B. DES CADRES DE CROYANCE ALTERNATIFS

La littérature scientifique suggère un impact important des croyances alternatives dans l'acceptation des fausses informations en santé. L'étude de la Fondation Descartes a ainsi montré que les personnes ayant une plus grande sensibilité aux croyances ésotériques, paranormales ou complotistes avaient de moins bonnes connaissances en santé et adoptaient plus largement des comportements à risque. En Angleterre, les croyances conspirationnistes à propos de la pandémie étaient associées à une moindre adhésion aux directives gouvernementales et à une plus faible volonté de se faire tester ou vacciner411(*).

Parmi les résultats obtenus par Laurent Cordonier, on observe de moins bonnes connaissances en santé et une plus grande adoption de comportements de santé à risque chez les personnes démontrant une importante sensibilité aux médecines alternatives. En effet, si les médecines alternatives correspondent avant tout à des pratiques, elles s'accompagnent d'un univers de croyances proches de celles observées dans le cadre de l'ésotérisme et du paranormal. Si le recours aux pratiques largement répandues, comme l'homéopathie ou l'ostéopathie, utilisées par des personnes n'ayant pas nécessairement conscience de ces croyances - voire du caractère alternatif de ces pratiques -, n'est pas corrélé avec de plus faibles connaissances en santé, en revanche, le recours à des pratiques plus confidentielles, telles que la lithothérapie ou la naturopathie, plus susceptibles d'attirer des personnes sensibles à ce cadre de croyances, est corrélé à un niveau moindre de connaissances en santé.

Une autre étude française, menée en juillet 2021, fait valoir que les attitudes favorables à l'égard des médecines alternatives ne fourniraient qu'une explication limitée de l'hésitation vaccinale et qu'une forte adhésion aux médecines alternatives doit être combinée à d'autres facteurs, tels que la méfiance à l'égard des autorités sanitaires ou des conditions sociales difficiles, pour se traduire par une attitude négative à l'égard des vaccins412(*).
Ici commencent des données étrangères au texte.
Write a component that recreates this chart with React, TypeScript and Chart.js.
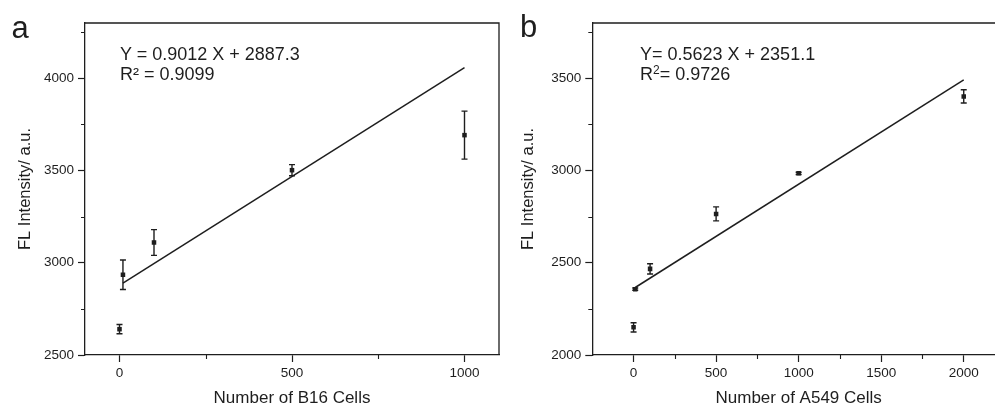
import React, { useEffect, useRef } from 'react';
import { Chart, registerables } from 'chart.js';

Chart.register(...registerables);

const FONT = "'Liberation Sans', Arial, Helvetica, sans-serif";
const INK = '#1e1e1e';

// ---------- Panel a: B16 cells ----------
const b16Cells = [0, 10, 100, 500, 1000];
const b16Intensity = [2640, 2935, 3110, 3502, 3692];
const b16Error = [25, 80, 70, 30, 130];
const b16FitX = [10, 1000];
const b16FitY = [2890, 4058];
const b16XMajor = [0, 500, 1000];
const b16XMinor = [250, 750];
const b16YMajor = [2500, 3000, 3500, 4000];
const b16YMinor = [2750, 3250, 3750, 4250];

// ---------- Panel b: A549 cells ----------
const a549Cells = [0, 10, 100, 500, 1000, 2000];
const a549Intensity = [2150, 2357, 2467, 2765, 2985, 3402];
const a549Error = [25, 6, 28, 38, 6, 36];
const a549FitX = [10, 2000];
const a549FitY = [2366, 3492];
const a549XMajor = [0, 500, 1000, 1500, 2000];
const a549XMinor = [250, 750, 1250, 1750];
const a549YMajor = [2000, 2500, 3000, 3500];
const a549YMinor = [2250, 2750, 3250, 3750];

type Panel = {
  xs: number[];
  ys: number[];
  err: number[];
  fitX: number[];
  fitY: number[];
  xMin: number;
  xMax: number;
  yMin: number;
  yMax: number;
  xMajor: number[];
  xMinor: number[];
  yMajor: number[];
  yMinor: number[];
  xTitle: string;
  yTitle: string;
  padLeft: number;
  padRight: number;
  yAxisWidth: number;
};

function makeConfig(p: Panel): any {
  const decor = {
    id: 'decor',
    afterDatasetsDraw(chart: any) {
      const ctx = chart.ctx;
      const xs = chart.scales.x;
      const ys = chart.scales.y;
      ctx.save();
      ctx.strokeStyle = INK;
      ctx.lineWidth = 1.4;
      p.xs.forEach((xv, i) => {
        const px = xs.getPixelForValue(xv);
        const top = ys.getPixelForValue(p.ys[i] + p.err[i]);
        const bot = ys.getPixelForValue(p.ys[i] - p.err[i]);
        ctx.beginPath();
        ctx.moveTo(px, top);
        ctx.lineTo(px, bot);
        ctx.moveTo(px - 3, top);
        ctx.lineTo(px + 3, top);
        ctx.moveTo(px - 3, bot);
        ctx.lineTo(px + 3, bot);
        ctx.stroke();
      });
      ctx.restore();
    },
    afterDraw(chart: any) {
      const ctx = chart.ctx;
      const a = chart.chartArea;
      const xs = chart.scales.x;
      const ys = chart.scales.y;
      ctx.save();
      ctx.strokeStyle = INK;
      ctx.lineWidth = 1.3;
      ctx.beginPath();
      ctx.moveTo(a.left, a.top);
      ctx.lineTo(a.right, a.top);
      ctx.lineTo(a.right, a.bottom);
      ctx.stroke();
      ctx.lineWidth = 1.1;
      ctx.beginPath();
      p.xMinor.forEach((v) => {
        const px = Math.round(xs.getPixelForValue(v)) + 0.5;
        ctx.moveTo(px, a.bottom);
        ctx.lineTo(px, a.bottom + 4);
      });
      p.yMinor.forEach((v) => {
        const py = Math.round(ys.getPixelForValue(v)) + 0.5;
        ctx.moveTo(a.left, py);
        ctx.lineTo(a.left - 4, py);
      });
      ctx.stroke();
      ctx.restore();
    },
  };

  return {
    type: 'scatter',
    data: {
      datasets: [
        {
          label: 'data',
          data: p.xs.map((x, i) => ({ x, y: p.ys[i] })),
          pointStyle: 'rect',
          pointRadius: 3.2,
          backgroundColor: INK,
          borderWidth: 0,
          showLine: false,
        },
        {
          label: 'fit',
          data: p.fitX.map((x, i) => ({ x, y: p.fitY[i] })),
          showLine: true,
          borderColor: INK,
          borderWidth: 1.5,
          pointRadius: 0,
          fill: false,
        },
      ],
    },
    options: {
      responsive: false,
      animation: false,
      devicePixelRatio: 1,
      layout: { padding: { left: p.padLeft, right: p.padRight, top: 23, bottom: 0 } },
      plugins: { legend: { display: false }, tooltip: { enabled: false } },
      scales: {
        x: {
          type: 'linear',
          min: p.xMin,
          max: p.xMax,
          afterBuildTicks: (s: any) => {
            s.ticks = p.xMajor.map((v) => ({ value: v }));
          },
          afterFit: (s: any) => {
            s.height = 55;
          },
          ticks: {
            autoSkip: false,
            maxRotation: 0,
            padding: 3,
            color: INK,
            font: { family: FONT, size: 13.5 },
            callback: (v: any) => String(v),
          },
          grid: {
            display: true,
            drawOnChartArea: false,
            drawTicks: true,
            tickLength: 7,
            tickColor: INK,
            tickWidth: 1.2,
          },
          border: { display: true, color: INK, width: 1.3 },
          title: {
            display: true,
            text: p.xTitle,
            color: INK,
            font: { family: FONT, size: 17 },
            padding: { top: 0, bottom: 1.5 },
          },
        },
        y: {
          type: 'linear',
          min: p.yMin,
          max: p.yMax,
          afterBuildTicks: (s: any) => {
            s.ticks = p.yMajor.map((v) => ({ value: v }));
          },
          afterFit: (s: any) => {
            s.width = p.yAxisWidth;
          },
          ticks: {
            autoSkip: false,
            padding: 4,
            color: INK,
            font: { family: FONT, size: 13.5 },
            callback: (v: any) => String(v),
          },
          grid: {
            display: true,
            drawOnChartArea: false,
            drawTicks: true,
            tickLength: 7,
            tickColor: INK,
            tickWidth: 1.2,
          },
          border: { display: true, color: INK, width: 1.3 },
          title: {
            display: true,
            text: p.yTitle,
            color: INK,
            font: { family: FONT, size: 16.5 },
            padding: { top: 4, bottom: 4 },
          },
        },
      },
    },
    plugins: [decor],
  };
}

const panelA: Panel = {
  xs: b16Cells,
  ys: b16Intensity,
  err: b16Error,
  fitX: b16FitX,
  fitY: b16FitY,
  xMin: -100,
  xMax: 1100,
  yMin: 2500,
  yMax: 4300,
  xMajor: b16XMajor,
  xMinor: b16XMinor,
  yMajor: b16YMajor,
  yMinor: b16YMinor,
  xTitle: 'Number of B16 Cells',
  yTitle: 'FL Intensity/ a.u.',
  padLeft: 12,
  padRight: 6,
  yAxisWidth: 73,
};

const panelB: Panel = {
  xs: a549Cells,
  ys: a549Intensity,
  err: a549Error,
  fitX: a549FitX,
  fitY: a549FitY,
  xMin: -250,
  xMax: 2250,
  yMin: 2000,
  yMax: 3800,
  xMajor: a549XMajor,
  xMinor: a549XMinor,
  yMajor: a549YMajor,
  yMinor: a549YMinor,
  xTitle: 'Number of A549 Cells',
  yTitle: 'FL Intensity/ a.u.',
  padLeft: 20,
  padRight: 10,
  yAxisWidth: 77.3,
};

function PanelChart({ panel, left, width }: { panel: Panel; left: number; width: number }) {
  const ref = useRef<HTMLCanvasElement | null>(null);
  useEffect(() => {
    if (!ref.current) return;
    const chart = new Chart(ref.current, makeConfig(panel));
    return () => chart.destroy();
  }, [panel]);
  return (
    <canvas
      ref={ref}
      width={width}
      height={410}
      style={{ position: 'absolute', left, top: 0, width, height: 410 }}
    />
  );
}

const txt: React.CSSProperties = {
  position: 'absolute',
  fontFamily: FONT,
  color: INK,
  whiteSpace: 'nowrap',
};

export default function App() {
  return (
    <div
      style={{
        position: 'fixed',
        left: 0,
        top: 0,
        width: 995,
        height: 410,
        overflow: 'hidden',
        background: '#fff',
      }}
    >
      <PanelChart panel={panelA} left={0} width={505} />
      <PanelChart panel={panelB} left={495} width={520} />
      <div style={{ ...txt, left: 11.5, top: 11.8, fontSize: 31, lineHeight: '31px' }}>a</div>
      <div style={{ ...txt, left: 520, top: 10.8, fontSize: 31, lineHeight: '31px' }}>b</div>
      <div style={{ ...txt, left: 120, top: 45, fontSize: 18, lineHeight: '19.7px' }}>
        <div>Y = 0.9012 X + 2887.3</div>
        <div>R² = 0.9099</div>
      </div>
      <div style={{ ...txt, left: 640, top: 45, fontSize: 18, lineHeight: '19.7px' }}>
        <div>Y= 0.5623 X + 2351.1</div>
        <div>
          R<span style={{ fontSize: 12, position: 'relative', top: -6, lineHeight: 0 }}>2</span>= 0.9726
        </div>
      </div>
    </div>
  );
}
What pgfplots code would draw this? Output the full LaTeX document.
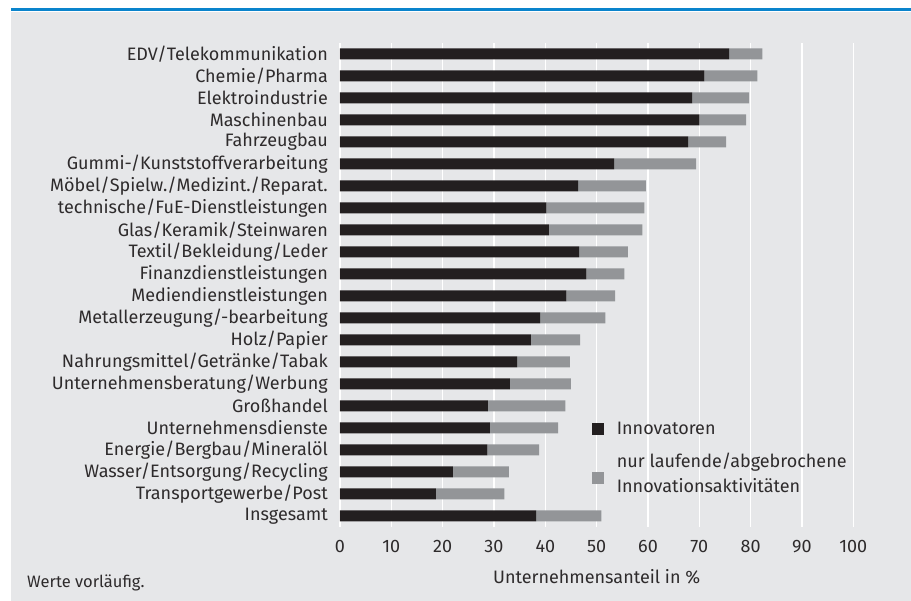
\documentclass[border=0pt]{standalone}
\usepackage{pgfplots}
\pgfplotsset{compat=1.18}
\usepackage{pgfplotstable}
\usepackage{fontspec}
\setmainfont{Fira Sans}

\definecolor{innov}{HTML}{231F20}
\definecolor{laufend}{HTML}{939598}
\definecolor{bg}{HTML}{E6E7E9}
\definecolor{blau}{HTML}{0A84CC}
\definecolor{txt}{HTML}{2E2B2C}

% pos: 0 = oberste Zeile; innov = Innovatoren, lauf = nur laufende/abgebrochene
\pgfplotstableread{
pos innov lauf
0  75.8  6.5
1  71.0 10.3
2  68.6 11.1
3  70.0  9.1
4  67.8  7.4
5  53.4 16.0
6  46.4 13.2
7  40.2 19.1
8  40.7 18.2
9  46.6  9.5
10 48.0  7.4
11 44.1  9.5
12 39.0 12.7
13 37.2  9.6
14 34.5 10.3
15 33.1 11.9
16 28.8 15.1
17 29.2 13.3
18 28.7 10.1
19 22.0 10.9
20 18.7 13.3
21 38.2 12.7
}\daten

\begin{document}
\begin{tikzpicture}
\useasboundingbox (0,0) rectangle (911pt,601pt);
\fill[bg] (10.5pt,0) rectangle (911pt,589pt);
\fill[blau] (10.5pt,589.5pt) rectangle (911pt,592.5pt);
\node[anchor=base west, text=txt, font=\fontsize{16.5}{20}\selectfont, inner sep=0pt]
  at (27pt,13pt) {Werte vorläufig.};
\begin{axis}[
  at={(340pt,74pt)}, anchor=south west,
  scale only axis,
  width=513.3pt, height=484pt,
  xbar stacked,
  bar width=11pt,
  xmin=0, xmax=100,
  ymin=-0.5, ymax=21.5,
  y dir=reverse,
  axis line style={draw=none},
  major tick length=0pt,
  xtick={0,10,...,100},
  ytick={0,...,21},
  yticklabels={EDV/Telekommunikation, Chemie/Pharma, Elektroindustrie,
    Maschinenbau, Fahrzeugbau, Gummi-/Kunststoffverarbeitung,
    Möbel/Spielw./Medizint./Reparat., technische/FuE-Dienstleistungen,
    Glas/Keramik/Steinwaren, Textil/Bekleidung/Leder, Finanzdienstleistungen,
    Mediendienstleistungen, Metallerzeugung/-bearbeitung, Holz/Papier,
    Nahrungsmittel/Getränke/Tabak, Unternehmensberatung/Werbung, Großhandel,
    Unternehmensdienste, Energie/Bergbau/Mineralöl,
    Wasser/Entsorgung/Recycling, Transportgewerbe/Post, Insgesamt},
  /pgf/number format/assume math mode=true,
  tick label style={text=txt, font=\fontsize{18}{21}\selectfont},
  yticklabel style={anchor=east, inner sep=0pt, xshift=-12pt},
  xticklabel style={anchor=north, inner sep=0pt, yshift=-13pt},
  xmajorgrids,
  major grid style={white, line width=1.3pt},
  xlabel={Unternehmensanteil in \%},
  xlabel style={at={(axis description cs:0.5,0)}, anchor=base, inner sep=0pt,
    yshift=-57pt, text=txt, font=\fontsize{18}{21}\selectfont},
  legend style={draw=none, fill=none, at={(axis cs:49.15,16.70)},
    anchor=north west, inner sep=0pt, row sep=17pt, column sep=12.4pt,
    font=\fontsize{18}{25}\selectfont, text=txt,
    nodes={inner sep=0pt, text=txt},
    cells={align=left}},
  legend cell align=left,
]
\addplot[fill=innov, draw=none,
  legend image code/.code={\fill[innov] (0pt,-6pt) rectangle (12pt,6pt);}]
  table[x=innov, y=pos] {\daten};
\addplot[fill=laufend, draw=none,
  legend image code/.code={\fill[laufend] (0pt,-11pt) rectangle (12pt,1pt);}]
  table[x=lauf, y=pos] {\daten};
\legend{Innovatoren, {nur laufende/abgebrochene\\Innovationsaktivitäten}}
\end{axis}
\end{tikzpicture}
\end{document}
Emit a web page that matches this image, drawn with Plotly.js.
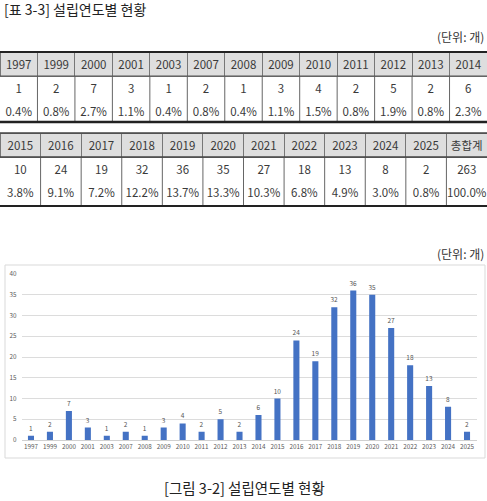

En effet, même parmi les personnes les plus favorables aux médecines alternatives, la philosophie et les discours entourant ces pratiques sont considérés avec un certain recul.

C. DES MOTEURS PSYCHOLOGIQUES

Plusieurs moteurs psychologiques, incluant des facteurs cognitifs et socio-affectifs, influent sur la susceptibilité aux fausses informations413(*).

Un de ces principaux facteurs réside dans le style de pensée414(*) : un style dit « intuitif », encourageant à suivre ses premières impressions, serait associé à une plus forte sensibilité aux fausses informations qu'un style dit « analytique », qui appellerait à une posture plus réflexive. Une étude états-unienne a montré, au début de la pandémie, que les personnes les moins susceptibles d'adopter un style de pensée analytique avaient été plus nombreuses à considérer la pandémie comme un canular et à ne pas adopter les gestes barrières415(*). De même, les résultats de Laurent Cordonier montrent qu'un style de pensée moins analytique est associé à de moins bonnes connaissances en santé et à une plus grande adoption de comportements de santé à risque.

Les émotions comme l'anxiété et la colère peuvent entraver la réflexion critique et favoriser une pensée rapide et intuitive, ce qui accroît la propension à croire et à partager les fausses informations. Le sentiment d'exclusion et les importantes frustrations sociales favorisent également l'accroissement de la susceptibilité aux contenus conspirationnistes416(*) et la diffusion volontaire de fausses informations417(*).

On peut également souligner la problématique liée au biais de confirmation, qui pousse à privilégier les informations qui vont dans le sens de nos croyances préétablies418(*). Plusieurs études ont montré qu'en plus de rechercher préférentiellement des informations conformes à nos motivations politiques et sociales, il existe une motivation accrue à croire et à promouvoir les fausses informations qui s'inscrivent dans ce cadre419(*).

Ces différents moteurs psychologiques sont instrumentalisés par les désinformateurs, qui font appel à une certaine démagogie cognitive en proposant des récits en accord avec nos prédispositions naturelles et en mobilisant les facteurs et biais susceptibles d'encourager leur acceptation420(*). À titre d'exemple, la difficulté à appréhender les risques de manière proportionnée à leur gravité effective - la représentation sociale des risques faibles est souvent surestimée, lorsque celle des risques fréquents est à l'inverse sous-estimée - est particulièrement propice à la diffusion de fausses croyances et est régulièrement instrumentalisée par les propagateurs de fausses informations, par exemple au sujet des effets indésirables des vaccins.